Published Web Locationhttps://doi.org/10.1016/j.agwat.2019.02.047
© 2019 Elsevier B.V. Deficit irrigation practices carried out in very high-density olive orchards grown in the Alentejo region of southern Portugal can bring important economic benefits in terms of water savings, yields, and oils. They can also result in serious salinization/sodification problems without proper management of soil and water resources. The main objective of this study was to evaluate the long-term (30 years) impact of those irrigation practices on local soil resources using a multicomponent transport modeling approach embedded in the HYDRUS-1D model. Soil salinization and sodification risks were quantified for 160 soil profiles by considering eight different scenarios: current monitored irrigation practices (S1), using waters of variable quality (S2-S6), planting maize as an alternative crop (S7), and using climate change projections for the region (S8). Despite the large observed variability, simulations that considered current irrigation practices (S1) produced average values of the electrical conductivity of the soil solution (EC sw ) at the end of the leaching seasons always below the threshold limit for crops moderately tolerant to soil salinity. In this scenario, the average values of the sodium adsorption ratio (SAR) were also kept within the same magnitude of those determined at the beginning of the simulation period (initial conditions). Irrigations with worse quality waters (S2-S6) led to higher EC sw and SAR values. Although annual rainfall amounts influenced the salinity build-up, the SAR evolution depended mainly on water quality. In maize soil profiles (S7), the simulated EC sw and SAR values were lower than in olive soil profiles, with irrigation practices contributing to salt removal during the seasons.
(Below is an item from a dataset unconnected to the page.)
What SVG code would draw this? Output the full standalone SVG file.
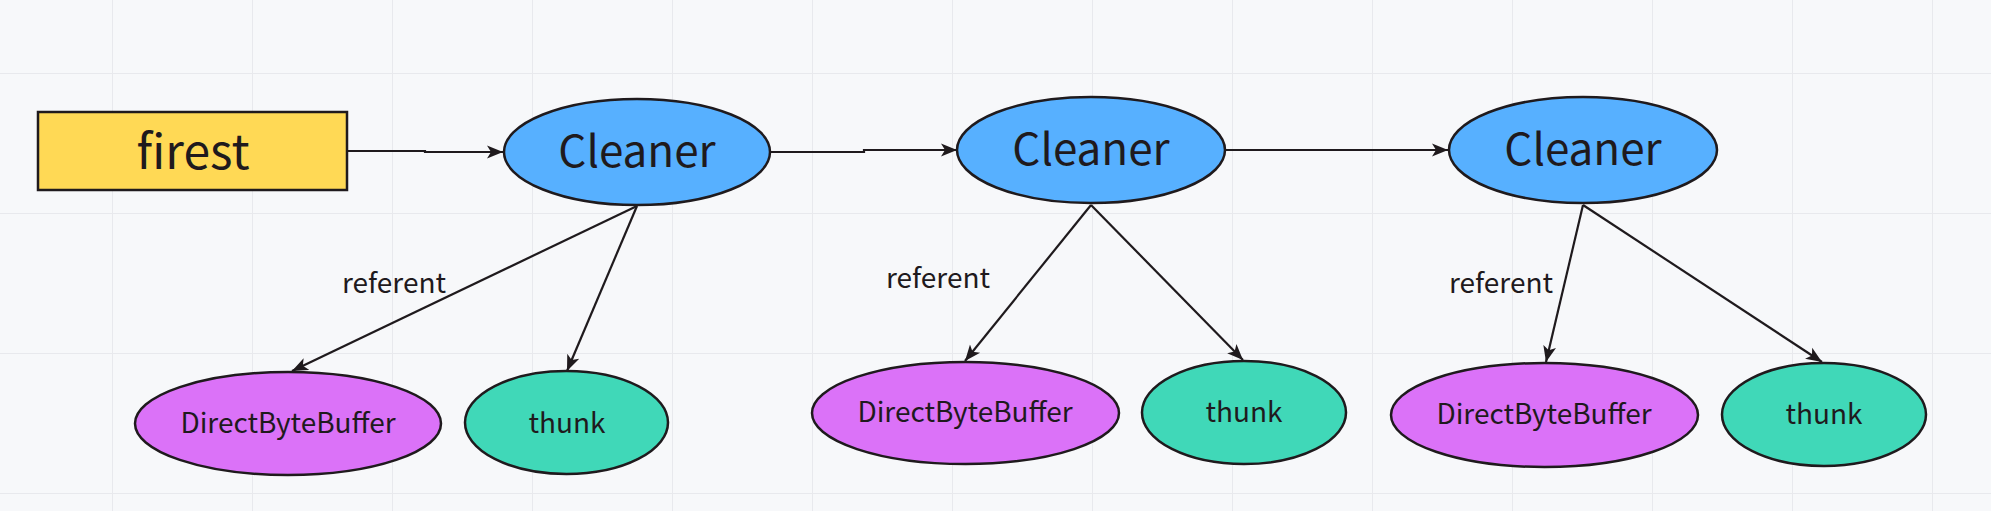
<svg xmlns="http://www.w3.org/2000/svg" width="1991" height="511" viewBox="0 0 1991 511">
<defs>
<pattern id="grid" x="-28" y="-67" width="140" height="140" patternUnits="userSpaceOnUse">
<path d="M0,0 L0,140 M0,0 L140,0" fill="none" stroke="#e8e9ed" stroke-width="2"/>
</pattern>
<marker id="arr" markerUnits="userSpaceOnUse" markerWidth="17" markerHeight="15" viewBox="0 0 17 15" refX="16" refY="7.5" orient="auto">
<path d="M0,1 L16,7.5 L0,14 L4,7.5 z" fill="#1f1a1d"/>
</marker>
</defs>
<style>
.t{font-family:"Noto Sans CJK SC","Noto Sans",sans-serif;fill:#1f1a1d;text-anchor:middle}
.n{stroke:#1f1a1d;stroke-width:2.5}
.e{fill:none;stroke:#1f1a1d;stroke-width:2.2;marker-end:url(#arr)}
.cl{fill:#57b0ff}
.db{fill:#db72f8}
.th{fill:#40d8b8}
</style>
<rect width="1991" height="511" fill="#f7f8fa"/>
<rect width="1991" height="511" fill="url(#grid)"/>
<g id="connectors">
<path class="e" d="M347,151 L425,151 L425,152 L503,152"/>
<path class="e" d="M771,152 L864,152 L864,150 L957,150"/>
<path class="e" d="M1226,150 L1448,150"/>
<path class="e" d="M637,206 L292,371"/>
<path class="e" d="M637,206 L567,371"/>
<path class="e" d="M1091,205 L965,361"/>
<path class="e" d="M1091,205 L1243,360"/>
<path class="e" d="M1583,205 L1546,362"/>
<path class="e" d="M1583,205 L1822,362"/>
<text class="t" x="394" y="293" font-size="28">referent</text>
<text class="t" x="938" y="288" font-size="28">referent</text>
<text class="t" x="1501" y="293" font-size="28">referent</text>
</g>
<g id="firest">
<rect class="n" x="38" y="112" width="309" height="78" fill="#ffd955"/>
<text class="t" x="193" y="169" font-size="48">firest</text>
</g>
<g id="cleaner1">
<ellipse class="n cl" cx="637" cy="152" rx="133" ry="53"/>
<text class="t" x="637" y="167" font-size="44">Cleaner</text>
</g>
<g id="dbb1">
<ellipse class="n db" cx="288" cy="423.5" rx="153" ry="51.5"/>
<text class="t" x="288" y="433" font-size="28">DirectByteBuffer</text>
</g>
<g id="thunk1">
<ellipse class="n th" cx="566.5" cy="422.5" rx="101.5" ry="51.5"/>
<text class="t" x="567" y="433" font-size="28">thunk</text>
</g>
<g id="cleaner2">
<ellipse class="n cl" cx="1091" cy="150" rx="134" ry="53"/>
<text class="t" x="1091" y="165" font-size="44">Cleaner</text>
</g>
<g id="dbb2">
<ellipse class="n db" cx="965.5" cy="413" rx="153.5" ry="51"/>
<text class="t" x="965" y="422" font-size="28">DirectByteBuffer</text>
</g>
<g id="thunk2">
<ellipse class="n th" cx="1244" cy="412.5" rx="102" ry="51.5"/>
<text class="t" x="1244" y="422" font-size="28">thunk</text>
</g>
<g id="cleaner3">
<ellipse class="n cl" cx="1583" cy="150" rx="134" ry="53"/>
<text class="t" x="1583" y="165" font-size="44">Cleaner</text>
</g>
<g id="dbb3">
<ellipse class="n db" cx="1544.5" cy="415" rx="153.5" ry="52"/>
<text class="t" x="1544" y="424" font-size="28">DirectByteBuffer</text>
</g>
<g id="thunk3">
<ellipse class="n th" cx="1824" cy="414.5" rx="102" ry="51.5"/>
<text class="t" x="1824" y="424" font-size="28">thunk</text>
</g>
</svg>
Conversely, the climate change scenario (S8) resulted in slightly higher EC sw and SAR values than those simulated for current conditions, indicating a potentially greater risk of soil degradation in the near future. Although current irrigation practices seem to present relatively low soil salinization/sodification risks, the variability of results and the uncertainty associated with model predictions indicate that close monitoring to prevent further degradation of soil and water resources in the region should be recommended.